Set the lines down again exactly, first line through the line that contains "var ratioTitle = 'Maximum", with no pictures.

* * * * *

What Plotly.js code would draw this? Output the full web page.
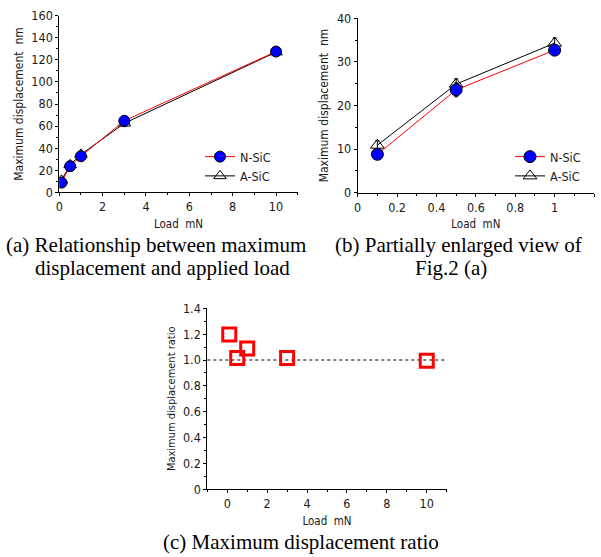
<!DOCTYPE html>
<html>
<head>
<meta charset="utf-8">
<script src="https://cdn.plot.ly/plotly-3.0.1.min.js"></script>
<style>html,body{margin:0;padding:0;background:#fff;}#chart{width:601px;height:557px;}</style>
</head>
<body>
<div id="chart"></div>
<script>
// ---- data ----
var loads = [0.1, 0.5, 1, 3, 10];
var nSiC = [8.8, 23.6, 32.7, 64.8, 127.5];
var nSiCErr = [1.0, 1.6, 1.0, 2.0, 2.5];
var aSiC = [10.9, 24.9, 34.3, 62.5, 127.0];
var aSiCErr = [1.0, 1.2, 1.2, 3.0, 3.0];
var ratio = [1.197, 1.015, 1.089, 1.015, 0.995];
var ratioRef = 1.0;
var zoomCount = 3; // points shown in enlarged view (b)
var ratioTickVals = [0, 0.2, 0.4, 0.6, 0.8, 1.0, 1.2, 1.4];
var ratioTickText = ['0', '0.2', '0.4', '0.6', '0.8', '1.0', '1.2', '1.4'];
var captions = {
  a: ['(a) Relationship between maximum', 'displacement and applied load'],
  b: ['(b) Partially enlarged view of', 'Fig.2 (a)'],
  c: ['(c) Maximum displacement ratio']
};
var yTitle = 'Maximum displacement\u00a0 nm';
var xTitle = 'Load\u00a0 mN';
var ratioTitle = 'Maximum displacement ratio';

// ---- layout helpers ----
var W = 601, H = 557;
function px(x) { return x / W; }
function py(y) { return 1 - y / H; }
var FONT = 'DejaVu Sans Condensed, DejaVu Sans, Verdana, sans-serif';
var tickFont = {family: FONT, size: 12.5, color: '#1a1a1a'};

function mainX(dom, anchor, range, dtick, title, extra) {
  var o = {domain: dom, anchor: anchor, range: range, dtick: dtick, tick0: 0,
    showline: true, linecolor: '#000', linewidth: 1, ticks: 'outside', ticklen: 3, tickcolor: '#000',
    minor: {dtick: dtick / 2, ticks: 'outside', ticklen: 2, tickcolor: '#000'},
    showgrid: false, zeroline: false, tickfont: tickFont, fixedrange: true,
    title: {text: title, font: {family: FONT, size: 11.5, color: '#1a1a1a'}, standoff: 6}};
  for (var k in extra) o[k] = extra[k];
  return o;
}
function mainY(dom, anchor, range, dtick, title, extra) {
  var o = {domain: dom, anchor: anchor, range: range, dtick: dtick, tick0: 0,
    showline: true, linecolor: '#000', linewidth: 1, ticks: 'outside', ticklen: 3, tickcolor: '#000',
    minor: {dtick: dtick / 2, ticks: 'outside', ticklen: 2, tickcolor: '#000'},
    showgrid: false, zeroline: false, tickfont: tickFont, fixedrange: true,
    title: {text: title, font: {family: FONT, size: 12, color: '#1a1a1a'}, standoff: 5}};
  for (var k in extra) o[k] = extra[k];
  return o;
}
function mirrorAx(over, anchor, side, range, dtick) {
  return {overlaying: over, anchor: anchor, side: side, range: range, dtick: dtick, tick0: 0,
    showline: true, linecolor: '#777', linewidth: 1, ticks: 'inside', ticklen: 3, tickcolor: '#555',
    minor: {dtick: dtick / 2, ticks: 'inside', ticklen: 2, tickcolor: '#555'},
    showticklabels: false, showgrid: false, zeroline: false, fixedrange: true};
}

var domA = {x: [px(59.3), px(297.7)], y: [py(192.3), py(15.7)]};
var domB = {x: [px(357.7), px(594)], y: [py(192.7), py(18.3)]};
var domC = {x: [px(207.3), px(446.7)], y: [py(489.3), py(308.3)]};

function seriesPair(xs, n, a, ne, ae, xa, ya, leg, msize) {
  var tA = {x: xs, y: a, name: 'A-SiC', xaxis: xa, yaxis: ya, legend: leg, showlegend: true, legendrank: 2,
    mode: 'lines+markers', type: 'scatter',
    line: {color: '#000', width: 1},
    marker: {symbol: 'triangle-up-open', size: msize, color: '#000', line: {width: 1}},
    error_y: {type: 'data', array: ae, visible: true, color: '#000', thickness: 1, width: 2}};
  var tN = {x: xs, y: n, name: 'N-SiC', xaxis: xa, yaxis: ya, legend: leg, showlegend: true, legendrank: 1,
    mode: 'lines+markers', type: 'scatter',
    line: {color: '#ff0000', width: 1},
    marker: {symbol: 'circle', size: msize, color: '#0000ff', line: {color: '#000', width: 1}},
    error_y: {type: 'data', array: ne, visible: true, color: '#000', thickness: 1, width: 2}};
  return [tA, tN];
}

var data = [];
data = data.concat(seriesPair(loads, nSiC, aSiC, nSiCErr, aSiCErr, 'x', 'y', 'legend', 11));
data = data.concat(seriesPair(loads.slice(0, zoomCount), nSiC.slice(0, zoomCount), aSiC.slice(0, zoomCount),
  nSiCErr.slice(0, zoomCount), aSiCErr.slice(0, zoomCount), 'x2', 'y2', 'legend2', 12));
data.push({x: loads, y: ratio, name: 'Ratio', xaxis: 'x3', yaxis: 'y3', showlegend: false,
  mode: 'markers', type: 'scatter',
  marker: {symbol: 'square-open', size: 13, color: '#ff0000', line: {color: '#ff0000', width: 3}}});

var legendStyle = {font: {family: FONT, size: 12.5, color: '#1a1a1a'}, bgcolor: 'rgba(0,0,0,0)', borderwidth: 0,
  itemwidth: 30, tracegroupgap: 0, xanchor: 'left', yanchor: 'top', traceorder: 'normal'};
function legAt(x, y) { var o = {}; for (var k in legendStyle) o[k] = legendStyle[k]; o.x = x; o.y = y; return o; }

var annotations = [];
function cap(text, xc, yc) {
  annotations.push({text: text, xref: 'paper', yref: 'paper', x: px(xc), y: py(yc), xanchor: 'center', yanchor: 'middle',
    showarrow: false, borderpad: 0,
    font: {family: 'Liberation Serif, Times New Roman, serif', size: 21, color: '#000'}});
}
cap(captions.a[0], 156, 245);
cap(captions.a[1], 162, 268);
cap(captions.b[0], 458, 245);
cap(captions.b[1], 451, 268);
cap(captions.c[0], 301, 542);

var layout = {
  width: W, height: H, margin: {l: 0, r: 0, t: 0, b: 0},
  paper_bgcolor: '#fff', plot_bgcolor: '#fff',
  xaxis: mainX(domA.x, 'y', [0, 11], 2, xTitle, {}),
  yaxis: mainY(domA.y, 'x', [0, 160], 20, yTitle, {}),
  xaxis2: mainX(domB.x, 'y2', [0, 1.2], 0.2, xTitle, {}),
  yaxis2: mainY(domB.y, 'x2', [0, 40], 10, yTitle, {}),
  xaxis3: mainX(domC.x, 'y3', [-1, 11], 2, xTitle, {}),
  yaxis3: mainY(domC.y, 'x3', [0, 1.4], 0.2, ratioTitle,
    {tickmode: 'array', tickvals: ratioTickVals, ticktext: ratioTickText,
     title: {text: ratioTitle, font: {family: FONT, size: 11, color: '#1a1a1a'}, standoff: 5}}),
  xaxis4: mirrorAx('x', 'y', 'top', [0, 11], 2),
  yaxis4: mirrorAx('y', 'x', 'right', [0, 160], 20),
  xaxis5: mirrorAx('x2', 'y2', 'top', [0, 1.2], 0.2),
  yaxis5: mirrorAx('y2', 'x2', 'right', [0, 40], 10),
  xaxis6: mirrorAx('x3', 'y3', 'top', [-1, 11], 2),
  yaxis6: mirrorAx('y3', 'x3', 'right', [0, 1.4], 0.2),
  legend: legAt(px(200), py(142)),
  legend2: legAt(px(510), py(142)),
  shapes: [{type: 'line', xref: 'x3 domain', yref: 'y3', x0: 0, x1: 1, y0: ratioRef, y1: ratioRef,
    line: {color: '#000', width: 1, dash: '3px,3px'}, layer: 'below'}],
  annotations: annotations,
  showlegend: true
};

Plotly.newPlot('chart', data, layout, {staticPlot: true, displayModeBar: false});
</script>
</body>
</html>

* * * * *

Answer to the problem>
What Plotly.js code would draw this? Output the full web page.
<!DOCTYPE html>
<html>
<head>
<meta charset="utf-8">
<script src="https://cdn.plot.ly/plotly-3.0.1.min.js"></script>
<style>html,body{margin:0;padding:0;background:#fff;}#chart{width:601px;height:557px;}</style>
</head>
<body>
<div id="chart"></div>
<script>
// ---- data ----
var loads = [0.1, 0.5, 1, 3, 10];
var nSiC = [8.8, 23.6, 32.7, 64.8, 127.5];
var nSiCErr = [1.0, 1.6, 1.0, 2.0, 2.5];
var aSiC = [10.9, 24.9, 34.3, 62.5, 127.0];
var aSiCErr = [1.0, 1.2, 1.2, 3.0, 3.0];
var ratio = [1.197, 1.015, 1.089, 1.015, 0.995];
var ratioRef = 1.0;
var zoomCount = 3; // points shown in enlarged view (b)
var ratioTickVals = [0, 0.2, 0.4, 0.6, 0.8, 1.0, 1.2, 1.4];
var ratioTickText = ['0', '0.2', '0.4', '0.6', '0.8', '1.0', '1.2', '1.4'];
var captions = {
  a: ['(a) Relationship between maximum', 'displacement and applied load'],
  b: ['(b) Partially enlarged view of', 'Fig.2 (a)'],
  c: ['(c) Maximum displacement ratio']
};
var yTitle = 'Maximum displacement\u00a0 nm';
var xTitle = 'Load\u00a0 mN';
var ratioTitle = 'Maximum displacement ratio';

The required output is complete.